The Mathematical Reasoning series (for preK through sixth grade), along with some other elementary math programs such as Singapore Math/Primary Mathematics, are quite advanced by the end of sixth grade. Rather than push students into algebra, the option selected here is to offer serious geometry for students who might be in grades seven through nine.
Understanding Geometry can be used in junior high as a one-year course or over two years if supplemented with other math learning. It might be used as a high school course but it does not go as far in depth as do most high school courses, and it does not include trigonometry. Nevertheless, it does teach all of the other key topics of a high school geometry course, including proofs—sufficient coverage for a high school credit. An answer key is included at the back.
The author acknowledges that students might need “more exercises per topic.” Instruction is thorough but there are significantly fewer practice problems, no review problems, and no quizzes or tests. You can create additional worksheets for free at sites such as http://www.math-aids.com/Geometry/, but these worksheets and most I could find online for free are suitable only up through eighth grade. They do not provide practice for all concepts taught in this book. Books such as Mark Twain Media’s Geometry Practice workbook might be more useful as supplements. The limited number of practice problems and lack of assessment tools are the only negative issues I see with this course.
Before starting Understanding Geometry, students need to understand enough algebra to understand how to write and work with algebraic equations for lines. This is a math-based approach to geometry as is used in other high school level geometry courses (and in contrast to Key to Geometry which teaches concepts without mathematical computation.) Students use symbolic language and equations. If students have been adequately prepared with prior courses such as those in the Mathematical Reasoning series, they should have no problem. Coming from some other programs, students might need to have completed a seventh or eighth grade level program before tackling Understanding Geometry. Sample pages can be viewed at the publisher’s website so you can judge whether or not a student is ready for the course. (click here)
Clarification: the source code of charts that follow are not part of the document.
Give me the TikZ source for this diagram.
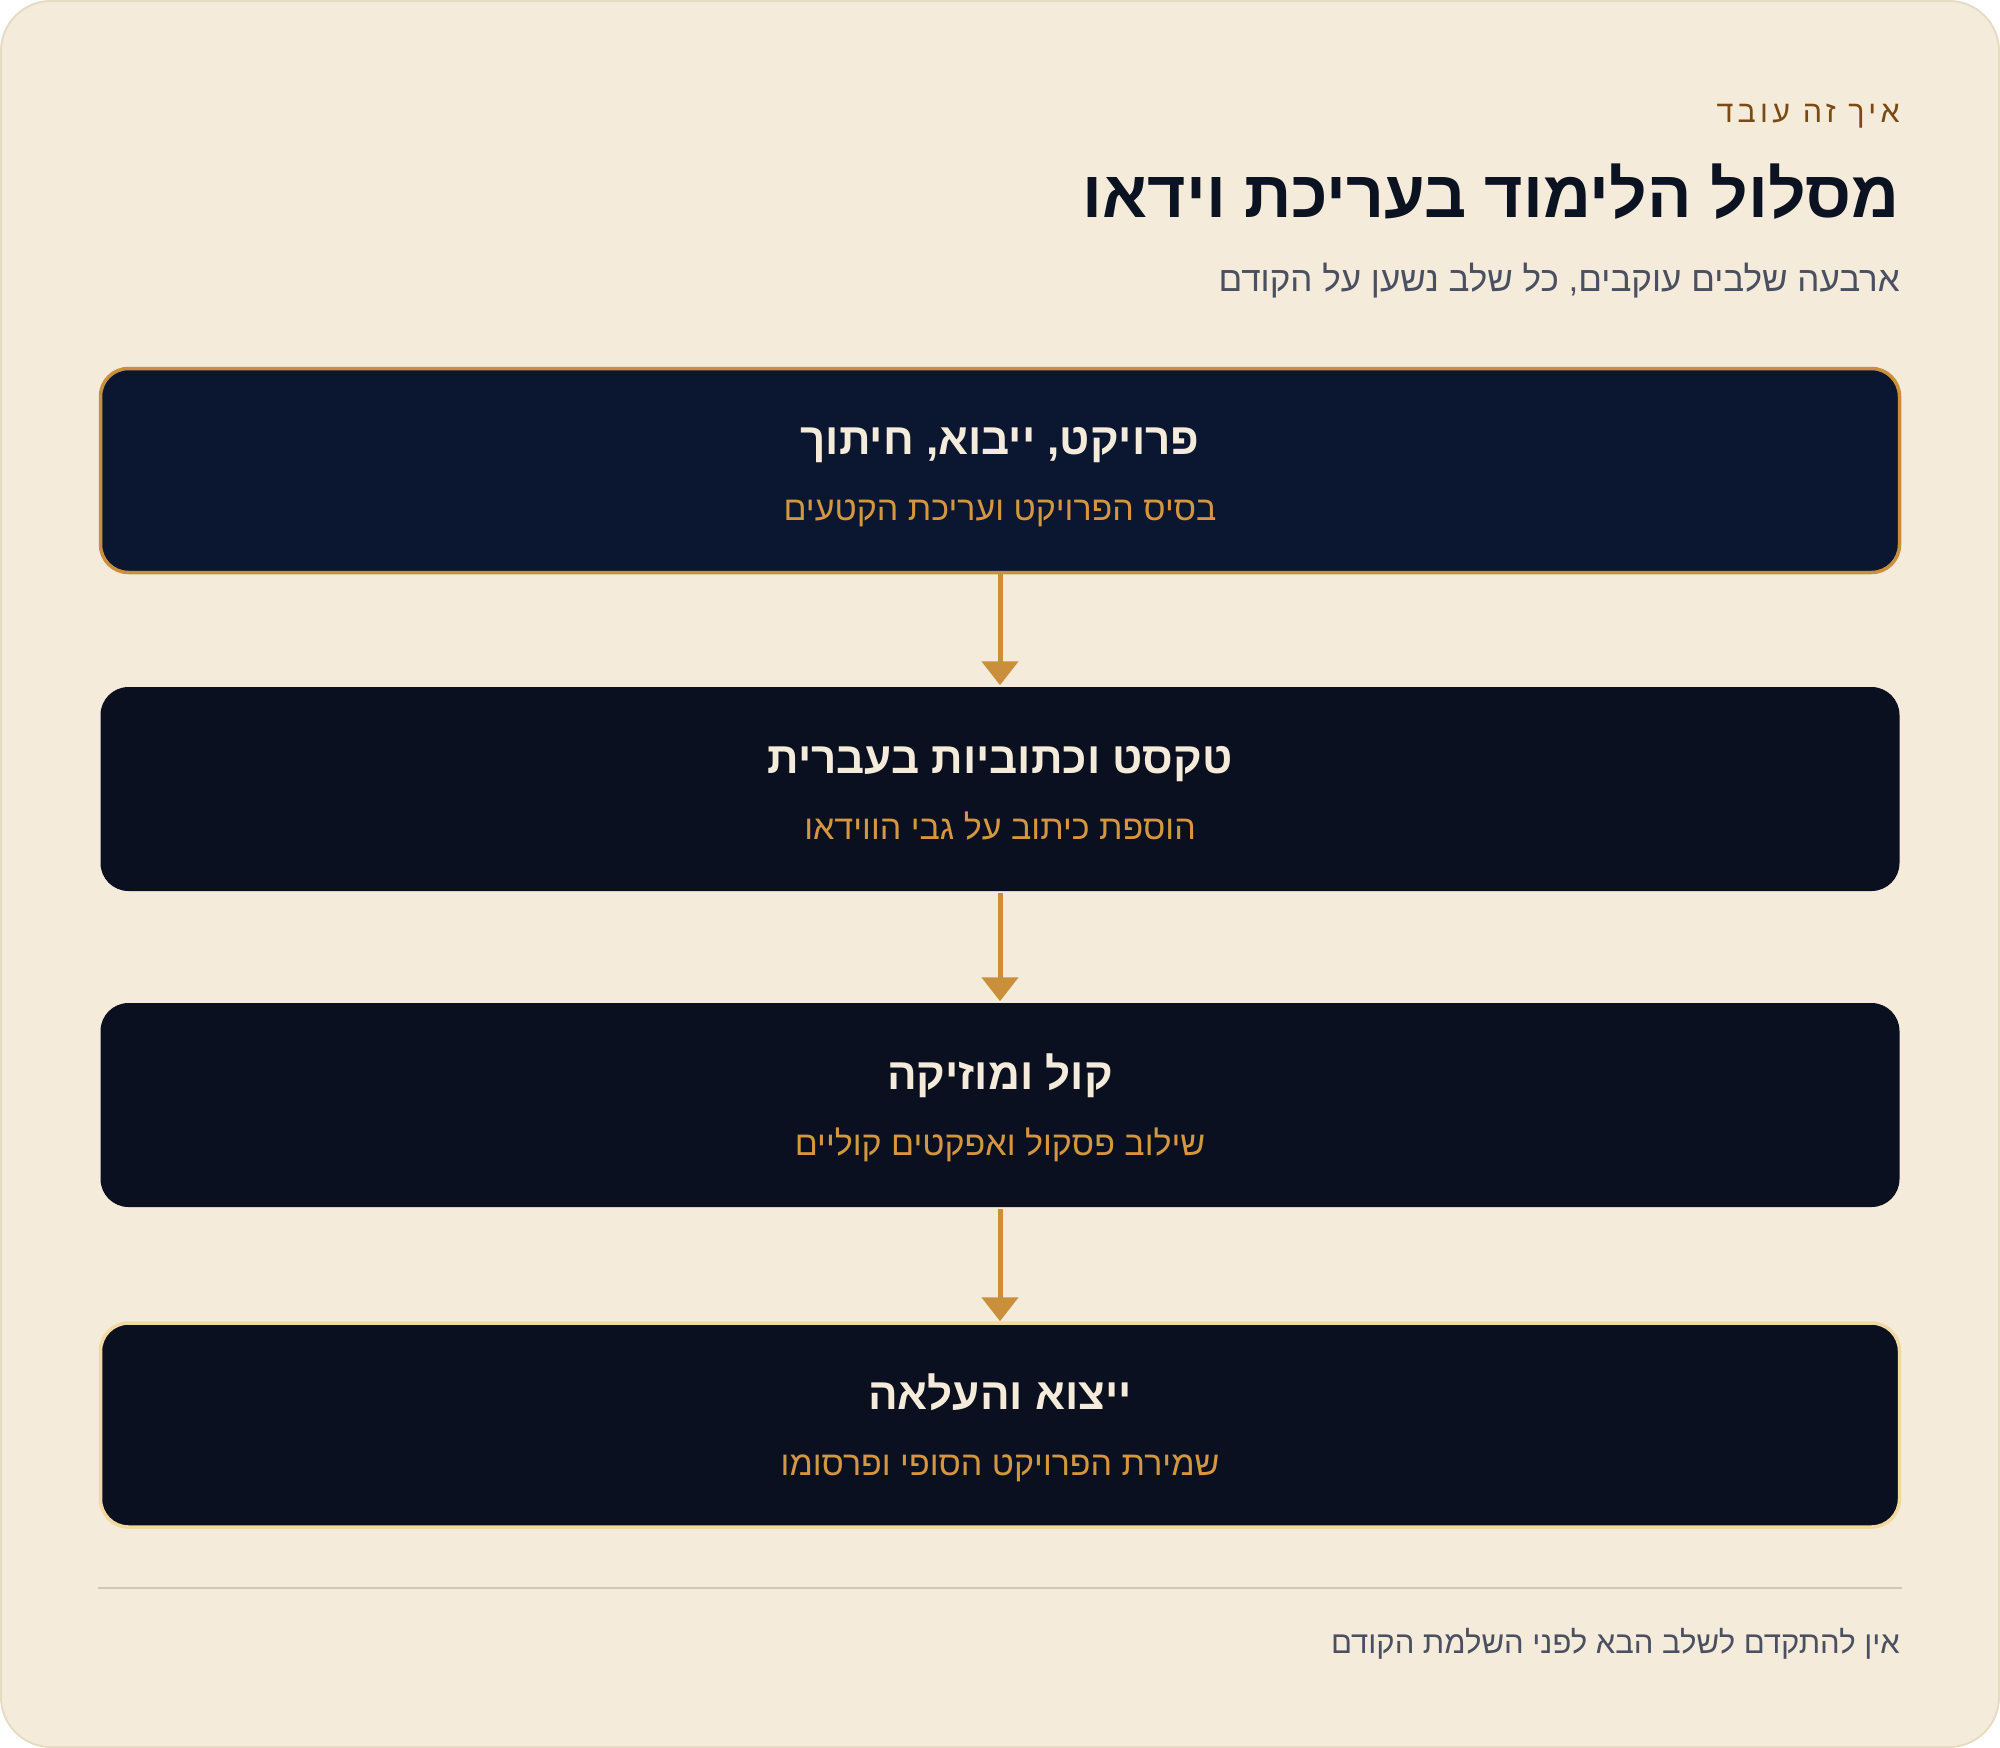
\documentclass[tikz,border=0pt]{standalone}
\usepackage{fontspec}
\setmainfont{Liberation Sans}
\newfontfamily\heb[Script=Hebrew]{Liberation Sans}
\newfontfamily\hebls[Script=Hebrew,LetterSpace=14]{Liberation Sans}
\TeXXeTstate=1
\usetikzlibrary{arrows.meta,calc}
\definecolor{bgc}{HTML}{F5EBDA}
\definecolor{cardline}{HTML}{E6DCC3}
\definecolor{navyA}{HTML}{0B1731}
\definecolor{navyB}{HTML}{0A1020}
\definecolor{goldc}{HTML}{C98F3D}
\definecolor{lightgold}{HTML}{F2D9A2}
\definecolor{titlec}{HTML}{0B1221}
\definecolor{greyc}{HTML}{4A5061}
\definecolor{brownc}{HTML}{7A4A12}
\definecolor{creamc}{HTML}{F5EBDA}
\definecolor{subgold}{HTML}{D4963E}
\definecolor{sepc}{HTML}{CFC7B8}
\tikzset{
  stagebox/.style={rectangle, rounded corners=28pt, minimum width=1799pt, minimum height=204pt, inner sep=0pt, fill=navyB, draw=none, line width=3.5pt},
  stagetitle/.style={inner sep=0pt, anchor=base, text=creamc, font=\heb\bfseries\fontsize{44}{50}\selectfont},
  stagesub/.style={inner sep=0pt, anchor=base, text=subgold, font=\heb\fontsize{34}{40}\selectfont},
  flowarrow/.style={draw=goldc, line width=5pt, -{Triangle[width=36pt,length=24pt]}}
}
\begin{document}
\begin{tikzpicture}[x=1pt,y=-1pt]
\useasboundingbox (0,0) rectangle (2000,1748);
\fill[bgc, draw=cardline, line width=2pt, rounded corners=50pt] (1,1) rectangle (1999,1747);
% header
\node[anchor=east, inner sep=0pt, text=brownc, font=\hebls\fontsize{30.5}{36}\selectfont] (kicker) at (1900,116) {\beginR איך זה עובד\endR};
\node[anchor=east, inner sep=0pt, text=titlec, font=\heb\bfseries\fontsize{66}{76}\selectfont] (title) at (1900,192) {\beginR מסלול הלימוד בעריכת וידאו\endR};
\node[anchor=east, inner sep=0pt, text=greyc, font=\heb\fontsize{35}{40}\selectfont] (subtitle) at (1900,281) {\beginR ארבעה שלבים עוקבים, כל שלב נשען על הקודם\endR};
% boxes
\node[stagebox, fill=navyA, draw=goldc] (b1) at (1000,470.5) {};
\node[stagebox] (b2) at (1000,789) {};
\node[stagebox] (b3) at (1000,1105) {};
\node[stagebox, draw=lightgold] (b4) at (1000,1425) {};
% texts
\node[stagetitle] (t1) at ($(b1.center)+(0,-16)$) {\beginR פרויקט, ייבוא, חיתוך\endR};
\node[stagesub] (s1) at ($(b1.center)+(0,50)$) {\beginR בסיס הפרויקט ועריכת הקטעים\endR};
\node[stagetitle] (t2) at ($(b2.center)+(0,-16)$) {\beginR טקסט וכתוביות בעברית\endR};
\node[stagesub] (s2) at ($(b2.center)+(0,50)$) {\beginR הוספת כיתוב על גבי הווידאו\endR};
\node[stagetitle] (t3) at ($(b3.center)+(0,-16)$) {\beginR קול ומוזיקה\endR};
\node[stagesub] (s3) at ($(b3.center)+(0,50)$) {\beginR שילוב פסקול ואפקטים קוליים\endR};
\node[stagetitle] (t4) at ($(b4.center)+(0,-16)$) {\beginR ייצוא והעלאה\endR};
\node[stagesub] (s4) at ($(b4.center)+(0,50)$) {\beginR שמירת הפרויקט הסופי ופרסומו\endR};
% arrows
\draw[flowarrow] (b1.south) -- (b2.north);
\draw[flowarrow] (b2.south) -- (b3.north);
\draw[flowarrow] (b3.south) -- (b4.north);
% footer
\coordinate (sepL) at (98,1588);
\coordinate (sepR) at (1902,1588);
\draw[sepc, line width=1.5pt] (sepL) -- (sepR);
\node[anchor=east, inner sep=0pt, text=greyc, font=\heb\fontsize{31}{36}\selectfont] (footer) at (1900,1644) {\beginR אין להתקדם לשלב הבא לפני השלמת הקודם\endR};
\end{tikzpicture}
\end{document}
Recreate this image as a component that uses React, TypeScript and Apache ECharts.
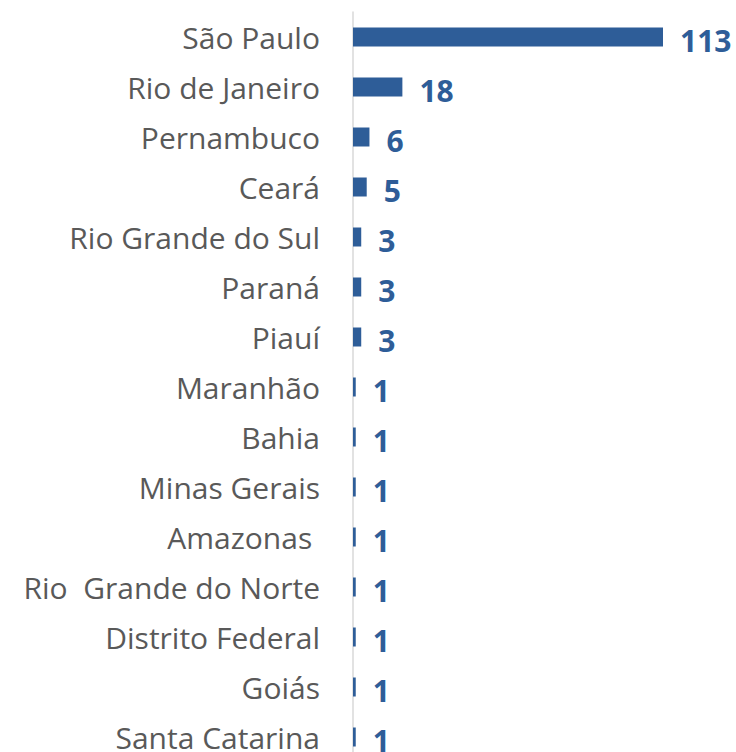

Understanding Geometry sometimes uses inductive methods where students “discover” mathematical concepts through explorations, but it also uses direct instruction. Students are presented with some standard problems such as determining the volume of a cylinder. However, many problems ask students to explain their reasoning or describe a problem-solving strategy. Critical thinking is stressed throughout the course. In addition, students learn how to do geometric constructions with a compass and straightedge, a strategy that I think is especially helpful for understanding some geometry concepts.
Like the rest of the Mathematical Reasoning series, this worktext is printed in full-color with many illustrations. A large type font and limited amount of information per page make this much more manageable and unintimidating than most geometry courses.
I would recommend it for junior high students who want to get a jump on high school geometry and who will follow up with more intensive geometry later on. I would also recommend it for high school students who need a less-challenging option or for those who might even use it alongside another course. It might be a particularly good choice as a supplement for those using the classic Saxon series for high school math who want to cover more geometry earlier in the high school years.